Secretory IgA (slgA) is an acquired immune molecule, which can prevent harmful microorganisms from colonizing on the mucosa and then entering through the epithelium (Martin et al., 2017). In the present study, the content of sIgA in either jejunum or ileum mucosa was decreased dramatically when hens fed the diet containing FG in 120 mg/kg. Simultaneously, the content of TNF-α in ileum mucosa was increased by 16∼27% when hens were fed diet containing 70∼170 mg/kg FG. It is known that TNF-α is an important pro-inflammatory cytokine, and is a major tumourcidal effector of activating macrophage.

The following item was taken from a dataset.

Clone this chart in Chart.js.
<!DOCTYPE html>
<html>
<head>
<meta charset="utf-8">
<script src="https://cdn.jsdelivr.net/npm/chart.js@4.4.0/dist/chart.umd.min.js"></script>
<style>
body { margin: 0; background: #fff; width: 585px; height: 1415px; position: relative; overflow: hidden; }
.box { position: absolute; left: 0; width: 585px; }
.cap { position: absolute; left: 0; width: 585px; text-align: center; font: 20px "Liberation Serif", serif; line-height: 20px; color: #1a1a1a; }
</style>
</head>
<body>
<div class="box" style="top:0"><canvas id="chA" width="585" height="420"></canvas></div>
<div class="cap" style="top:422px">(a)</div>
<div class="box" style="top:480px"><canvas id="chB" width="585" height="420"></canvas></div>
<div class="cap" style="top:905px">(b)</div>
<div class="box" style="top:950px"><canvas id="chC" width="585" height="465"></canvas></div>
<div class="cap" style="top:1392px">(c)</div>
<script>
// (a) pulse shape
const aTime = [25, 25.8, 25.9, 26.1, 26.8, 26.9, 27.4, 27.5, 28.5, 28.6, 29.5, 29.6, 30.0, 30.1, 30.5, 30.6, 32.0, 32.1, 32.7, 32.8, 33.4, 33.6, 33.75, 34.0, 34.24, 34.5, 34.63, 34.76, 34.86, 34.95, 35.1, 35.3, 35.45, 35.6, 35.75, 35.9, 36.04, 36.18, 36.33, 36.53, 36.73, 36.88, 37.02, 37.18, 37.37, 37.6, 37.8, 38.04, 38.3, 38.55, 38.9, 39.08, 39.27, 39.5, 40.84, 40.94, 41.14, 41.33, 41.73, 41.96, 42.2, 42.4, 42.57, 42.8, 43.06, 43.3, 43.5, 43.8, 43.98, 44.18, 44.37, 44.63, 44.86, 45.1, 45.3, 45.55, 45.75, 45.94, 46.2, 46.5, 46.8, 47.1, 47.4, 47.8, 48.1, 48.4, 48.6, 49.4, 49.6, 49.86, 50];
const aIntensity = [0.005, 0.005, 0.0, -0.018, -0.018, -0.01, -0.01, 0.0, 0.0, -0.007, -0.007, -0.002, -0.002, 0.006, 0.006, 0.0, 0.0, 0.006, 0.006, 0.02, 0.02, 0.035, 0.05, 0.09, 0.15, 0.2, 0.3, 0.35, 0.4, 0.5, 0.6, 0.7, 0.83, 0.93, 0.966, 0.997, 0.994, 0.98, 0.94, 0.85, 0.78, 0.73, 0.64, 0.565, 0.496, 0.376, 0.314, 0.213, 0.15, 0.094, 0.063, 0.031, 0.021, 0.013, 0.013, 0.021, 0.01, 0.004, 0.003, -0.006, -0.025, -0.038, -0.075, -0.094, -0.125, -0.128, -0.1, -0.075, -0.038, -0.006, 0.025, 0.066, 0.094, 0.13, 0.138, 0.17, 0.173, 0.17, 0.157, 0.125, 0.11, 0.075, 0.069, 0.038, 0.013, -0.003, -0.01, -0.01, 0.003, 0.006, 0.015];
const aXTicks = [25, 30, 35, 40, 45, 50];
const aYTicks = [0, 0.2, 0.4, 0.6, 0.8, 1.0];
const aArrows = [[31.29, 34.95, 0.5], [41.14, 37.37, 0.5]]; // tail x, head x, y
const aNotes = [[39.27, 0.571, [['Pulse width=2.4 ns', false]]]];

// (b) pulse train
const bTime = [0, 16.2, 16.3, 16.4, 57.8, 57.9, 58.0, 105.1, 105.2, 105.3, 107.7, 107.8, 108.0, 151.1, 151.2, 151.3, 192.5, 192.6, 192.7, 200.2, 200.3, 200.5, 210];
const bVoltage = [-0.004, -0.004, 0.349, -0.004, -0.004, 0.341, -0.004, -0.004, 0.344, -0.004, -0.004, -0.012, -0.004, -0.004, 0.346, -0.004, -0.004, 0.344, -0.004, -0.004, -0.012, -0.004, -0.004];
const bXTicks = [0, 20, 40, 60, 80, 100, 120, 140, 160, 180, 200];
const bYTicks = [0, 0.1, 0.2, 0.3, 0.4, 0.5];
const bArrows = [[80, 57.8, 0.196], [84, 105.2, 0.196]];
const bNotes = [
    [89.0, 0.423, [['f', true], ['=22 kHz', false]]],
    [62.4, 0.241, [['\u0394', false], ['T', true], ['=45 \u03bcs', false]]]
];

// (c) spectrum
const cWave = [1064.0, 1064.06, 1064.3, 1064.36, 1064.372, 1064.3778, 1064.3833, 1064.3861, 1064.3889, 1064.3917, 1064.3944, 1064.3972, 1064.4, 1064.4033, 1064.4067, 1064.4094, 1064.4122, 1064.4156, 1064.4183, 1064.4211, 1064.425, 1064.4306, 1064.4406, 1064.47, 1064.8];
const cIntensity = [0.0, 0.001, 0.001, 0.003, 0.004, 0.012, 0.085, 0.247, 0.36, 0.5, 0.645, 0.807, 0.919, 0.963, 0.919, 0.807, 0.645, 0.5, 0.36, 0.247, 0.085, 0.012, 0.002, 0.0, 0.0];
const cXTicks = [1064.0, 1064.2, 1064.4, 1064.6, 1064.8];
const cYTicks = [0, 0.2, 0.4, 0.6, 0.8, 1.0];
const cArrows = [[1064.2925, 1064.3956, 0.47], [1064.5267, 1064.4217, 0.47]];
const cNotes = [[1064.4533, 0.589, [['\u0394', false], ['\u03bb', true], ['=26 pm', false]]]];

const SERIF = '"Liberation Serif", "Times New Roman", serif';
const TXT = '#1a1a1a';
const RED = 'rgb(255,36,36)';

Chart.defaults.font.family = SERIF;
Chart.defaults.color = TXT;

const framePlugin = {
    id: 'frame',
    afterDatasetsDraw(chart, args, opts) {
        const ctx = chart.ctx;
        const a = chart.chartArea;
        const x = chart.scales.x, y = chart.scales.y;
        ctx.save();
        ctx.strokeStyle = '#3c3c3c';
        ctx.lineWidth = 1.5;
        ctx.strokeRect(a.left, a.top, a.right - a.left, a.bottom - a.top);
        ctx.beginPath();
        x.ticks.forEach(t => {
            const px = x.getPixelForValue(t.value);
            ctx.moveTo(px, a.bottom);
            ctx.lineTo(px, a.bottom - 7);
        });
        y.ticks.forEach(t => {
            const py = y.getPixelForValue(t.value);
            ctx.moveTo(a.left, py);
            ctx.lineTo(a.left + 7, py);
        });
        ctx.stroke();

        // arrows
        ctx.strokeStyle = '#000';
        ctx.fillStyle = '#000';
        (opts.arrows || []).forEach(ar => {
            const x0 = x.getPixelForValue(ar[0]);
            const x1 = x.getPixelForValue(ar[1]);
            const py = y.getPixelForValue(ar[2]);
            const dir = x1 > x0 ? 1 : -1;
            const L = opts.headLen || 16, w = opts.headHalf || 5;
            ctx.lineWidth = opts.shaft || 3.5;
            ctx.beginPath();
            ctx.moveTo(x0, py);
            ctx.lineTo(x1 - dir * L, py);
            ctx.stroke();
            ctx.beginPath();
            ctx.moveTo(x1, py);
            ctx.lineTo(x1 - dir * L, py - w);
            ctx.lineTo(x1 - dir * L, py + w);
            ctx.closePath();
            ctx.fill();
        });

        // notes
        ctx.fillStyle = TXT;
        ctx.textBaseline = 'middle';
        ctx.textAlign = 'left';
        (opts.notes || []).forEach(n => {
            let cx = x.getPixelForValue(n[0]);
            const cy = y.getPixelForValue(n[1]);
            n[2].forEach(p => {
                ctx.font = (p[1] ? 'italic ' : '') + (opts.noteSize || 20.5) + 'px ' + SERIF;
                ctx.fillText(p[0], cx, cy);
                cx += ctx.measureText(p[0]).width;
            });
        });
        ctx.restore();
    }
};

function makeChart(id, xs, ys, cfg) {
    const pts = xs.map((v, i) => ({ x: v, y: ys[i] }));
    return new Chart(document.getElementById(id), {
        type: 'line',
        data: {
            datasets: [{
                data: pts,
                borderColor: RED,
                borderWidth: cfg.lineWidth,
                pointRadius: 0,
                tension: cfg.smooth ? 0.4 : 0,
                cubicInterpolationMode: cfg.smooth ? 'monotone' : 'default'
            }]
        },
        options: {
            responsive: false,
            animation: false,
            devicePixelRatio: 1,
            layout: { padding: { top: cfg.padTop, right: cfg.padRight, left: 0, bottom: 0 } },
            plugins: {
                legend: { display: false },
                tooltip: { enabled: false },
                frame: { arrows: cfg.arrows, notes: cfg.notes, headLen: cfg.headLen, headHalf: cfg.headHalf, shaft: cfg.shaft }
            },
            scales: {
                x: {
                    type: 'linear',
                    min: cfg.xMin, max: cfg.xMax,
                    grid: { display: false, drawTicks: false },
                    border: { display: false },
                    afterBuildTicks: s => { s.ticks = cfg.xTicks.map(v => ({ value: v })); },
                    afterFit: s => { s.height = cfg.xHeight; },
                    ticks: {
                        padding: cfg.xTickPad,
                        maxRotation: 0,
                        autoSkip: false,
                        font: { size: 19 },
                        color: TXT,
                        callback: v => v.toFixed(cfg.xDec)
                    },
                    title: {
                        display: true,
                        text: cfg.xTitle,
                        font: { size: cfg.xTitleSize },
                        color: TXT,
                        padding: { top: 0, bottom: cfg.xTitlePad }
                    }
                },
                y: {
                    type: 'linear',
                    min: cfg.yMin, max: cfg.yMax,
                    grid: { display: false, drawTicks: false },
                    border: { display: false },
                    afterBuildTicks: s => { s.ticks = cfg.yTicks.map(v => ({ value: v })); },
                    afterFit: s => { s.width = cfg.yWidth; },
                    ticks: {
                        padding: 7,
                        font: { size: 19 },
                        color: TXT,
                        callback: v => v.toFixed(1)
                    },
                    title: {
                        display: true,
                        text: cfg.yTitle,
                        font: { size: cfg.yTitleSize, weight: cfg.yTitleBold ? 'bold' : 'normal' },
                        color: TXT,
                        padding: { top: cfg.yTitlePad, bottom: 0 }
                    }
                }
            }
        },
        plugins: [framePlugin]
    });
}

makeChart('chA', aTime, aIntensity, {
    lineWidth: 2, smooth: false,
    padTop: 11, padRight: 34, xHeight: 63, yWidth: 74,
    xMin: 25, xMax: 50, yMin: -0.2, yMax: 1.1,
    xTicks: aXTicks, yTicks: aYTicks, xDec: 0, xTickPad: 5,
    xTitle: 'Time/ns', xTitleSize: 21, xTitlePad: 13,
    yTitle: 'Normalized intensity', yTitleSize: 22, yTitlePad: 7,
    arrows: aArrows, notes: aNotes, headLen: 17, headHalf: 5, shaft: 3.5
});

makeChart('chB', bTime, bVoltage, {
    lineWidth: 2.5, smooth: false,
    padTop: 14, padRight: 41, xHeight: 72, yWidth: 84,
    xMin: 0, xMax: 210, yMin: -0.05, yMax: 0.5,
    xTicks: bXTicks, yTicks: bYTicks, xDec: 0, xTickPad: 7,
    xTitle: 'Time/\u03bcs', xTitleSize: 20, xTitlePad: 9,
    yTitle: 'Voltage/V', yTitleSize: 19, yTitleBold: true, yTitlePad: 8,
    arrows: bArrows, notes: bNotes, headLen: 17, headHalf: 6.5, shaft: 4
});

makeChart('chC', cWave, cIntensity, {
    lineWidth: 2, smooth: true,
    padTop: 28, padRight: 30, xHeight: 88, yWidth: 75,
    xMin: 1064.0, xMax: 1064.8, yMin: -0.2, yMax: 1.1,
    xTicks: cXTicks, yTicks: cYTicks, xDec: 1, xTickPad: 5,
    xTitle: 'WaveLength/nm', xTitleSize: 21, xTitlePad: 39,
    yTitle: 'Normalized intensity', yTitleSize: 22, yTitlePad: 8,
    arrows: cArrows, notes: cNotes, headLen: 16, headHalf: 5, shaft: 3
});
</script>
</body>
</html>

The current result indicated that it tended to cause the inflammatory response when laying hens were fed diets containing FG higher than 70 mg/kg, and to damage the mucosal immune system when laying hens were fed diets containing FG higher than 120 mg/kg.

Autophagy is a stress reaction that arises when cells resist the undesirable external stimulus. The excessive autophagy impairs the morphology and functions of cells (Liu et al., 2018; Zhang et al., 2019). The ingestion of gossypol present in cottonseed and its products (cake and meal) may promote clinical poisoning of liver damage (Mena et al., 2004). In our study, acidophil bodies (also known as councilman bodies) were clearly illustrated in liver of hens fed diets containing FG over 70 mg/kg. Acidophil bodies are apoptotic hepatocytes, seen in a range of inflammatory, toxic and metabolic disorders, which are characterized as their shrunken size, dense eosinophilic cytoplasm and pyknotic nucleus (Alpert & Hart, 2016). Similarly, there is a similar report showing that chicks fed 400 mg/kg of gossypol had mild perivascular lymphoid aggregate formations and biliary hyperplasia in liver (Henry et al., 2001).

Conclusions

In summary, more than 120 mg/kg of dietary FG can decrease the jejunum and ileum mucosal sIgA to damage mucosal immune system in laying hens. More than 70 mg/kg of dietary FG can cause inflammatory response and hepatic apoptosis. Therefore, under the experimental condition, it is suggested that the content of FG in the diet should not exceed 70 mg/kg at the later laying period.

Disclosure statement

No potential conflict of interest was reported by the author(s).

Additional information

Funding

This work was supported by National Key Research and Development Program of China [grant number 2016YFD0501200].